Nannusire is a 2008 Indian Kannada-language romantic drama film directed by Velupriyan and Santosh Suragimath. The film stars newcomers Rahul, Gayathri, and Keerthi.

== Cast ==
- Rahul as Abhishek
- Gayathri as Thanmayi
- Keerthi as Sahana
- Manish as Harsha
- Dattanna
- Kishori Ballal

== Soundtrack ==
The music was composed by Premji Amaren.

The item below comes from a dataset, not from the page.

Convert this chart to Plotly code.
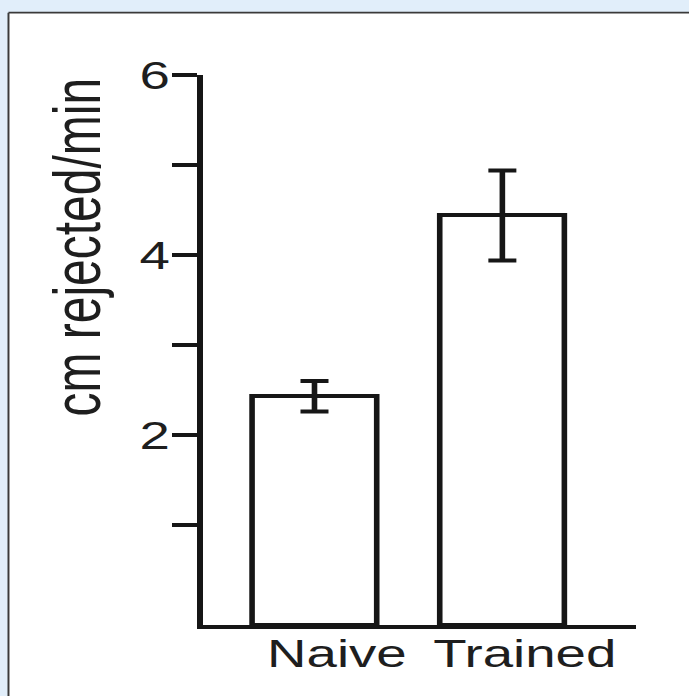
import plotly.graph_objects as go

# --- data -------------------------------------------------------------
groups = ["Naive", "Trained"]
rejected_rate = [2.43, 4.44]        # cm rejected / min
rejected_sem = [0.17, 0.50]
y_tick_values = [1, 2, 3, 4, 5, 6]
y_tick_labels = ["", "2", "", "4", "", "6"]

# --- geometry ---------------------------------------------------------
# The figure is laid out on a narrower canvas and widened horizontally
# in the page, which gives the wide, stretched lettering of the figure.
PAGE_W, PAGE_H = 689, 696
FIG_W = 492
SX = PAGE_W / FIG_W

def ux(px):
    """Page x-pixel -> canvas x-pixel."""
    return px / SX

PLOT_LEFT_PX, PLOT_RIGHT_PX = 203, 636
BAR_CENTER_PX, BAR_STEP_PX = 314.5, 188.0

M_L, M_R, M_T, M_B = ux(PLOT_LEFT_PX), FIG_W - ux(PLOT_RIGHT_PX), 75, 71
PLOT_W = FIG_W - M_L - M_R
PLOT_H = PAGE_H - M_T - M_B
X_RANGE = [(PLOT_LEFT_PX - BAR_CENTER_PX) / BAR_STEP_PX,
           (PLOT_RIGHT_PX - BAR_CENTER_PX) / BAR_STEP_PX]

def px_to_paper_x(px):
    return (ux(px) - M_L) / PLOT_W

def px_to_paper_y(py):
    return (PAGE_H - M_B - py) / PLOT_H

Y_FLOOR = -10 / 90.0          # axis sits a little below zero
INK = "#161616"
TEXT = "#1e1e1e"
FONT = "Liberation Sans, Arial, Helvetica, sans-serif"

fig = go.Figure()
fig.add_trace(
    go.Bar(
        x=groups,
        y=[v - Y_FLOOR for v in rejected_rate],
        base=Y_FLOOR,
        width=0.665,
        marker=dict(color="white", line=dict(color=INK, width=4)),
        error_y=dict(type="data", array=rejected_sem, visible=True,
                     color=INK, thickness=4, width=ux(14)),
        hovertemplate="%{x}: %{customdata:.2f}<extra></extra>",
        customdata=rejected_rate,
        showlegend=False,
    )
)

panel_x0, panel_y0 = px_to_paper_x(8.3), px_to_paper_y(12.7)
edge_x, edge_y = px_to_paper_x(PAGE_W + 20), px_to_paper_y(PAGE_H + 20)

fig.update_layout(
    width=FIG_W,
    height=PAGE_H,
    margin=dict(l=M_L, r=M_R, t=M_T, b=M_B, pad=0),
    paper_bgcolor="#e1eefa",
    plot_bgcolor="rgba(0,0,0,0)",
    font=dict(family=FONT, color=TEXT),
    bargap=0,
    xaxis=dict(
        type="category",
        range=X_RANGE,
        showline=True, linecolor=INK, linewidth=4,
        ticks="", showgrid=False, zeroline=False,
        tickfont=dict(size=39, family=FONT, color=TEXT),
        ticklabelshift=round(ux(22)),
        ticklabelstandoff=-9,
    ),
    yaxis=dict(
        range=[Y_FLOOR, 6],
        tickvals=y_tick_values,
        ticktext=y_tick_labels,
        ticks="outside", ticklen=ux(25), tickwidth=4, tickcolor=INK,
        showline=True, linecolor=INK, linewidth=4,
        showgrid=False, zeroline=False,
        tickfont=dict(size=39, family=FONT, color=TEXT),
        ticklabelstandoff=-6,
    ),
    shapes=[
        # white panel, framed on its top and left sides
        dict(type="rect", xref="paper", yref="paper", layer="below",
             x0=panel_x0, x1=edge_x, y0=edge_y, y1=panel_y0,
             fillcolor="white", line=dict(width=0)),
        dict(type="line", xref="paper", yref="paper", layer="below",
             x0=panel_x0, x1=edge_x, y0=panel_y0, y1=panel_y0,
             line=dict(color="#3a3a3a", width=1.8)),
        dict(type="line", xref="paper", yref="paper", layer="below",
             x0=panel_x0, x1=panel_x0, y0=panel_y0, y1=edge_y,
             line=dict(color="#3a3a3a", width=1.4)),
    ],
    annotations=[
        dict(text="cm rejected/min", textangle=-90,
             xref="paper", yref="paper",
             x=px_to_paper_x(77), y=px_to_paper_y(247.5),
             xanchor="center", yanchor="middle", showarrow=False,
             font=dict(size=48, family=FONT, color=TEXT)),
    ],
)

post_js = (
    "var gd = document.getElementById('{plot_id}');"
    "document.documentElement.style.overflow = 'hidden';"
    "document.body.style.margin = '0';"
    "document.body.style.overflow = 'hidden';"
    "gd.style.transformOrigin = '0 0';"
    "gd.style.transform = 'scaleX(%f)';" % SX
)
fig.write_html("out.html", post_script=post_js)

In a music review, a critic wrote that "Premji’s Kannada debut is noticeably ahead of his Tamil soundtracks!"

Track listing
| No. | Title | Singer(s) | Length |
|---|---|---|---|
| 1. | "Hesarina Melu Preeti" | Rajesh Krupa, Nanditha | 4:29 |
| 2. | "Munjaane Suryananne" | Sujatha | 3:49 |
| 3. | "Nannusire Nannolagirvuarage" | Naveen, Swetha | 4:27 |
| 4. | "Neenu Nanagaagi" | Karthik, Srinivas | 5:02 |
| 5. | "Ninagaagiye Ninagaagiye" | Sri Ram, K. S. Chithra | 4:17 |
| 6. | "Sanje Beachinalli" | Premji Amaren, Vasundhara Das | 4:26 |
| Total length: |  |  | 26:30 |

== Reception ==
A critic from Bangalore Mirror wrote that "Nannusire turns out to be just another film by newcomers that could well not have been made". Film critic R. G. Vijayasarathy of IANS wrote that the film is "Just an ordinary fare".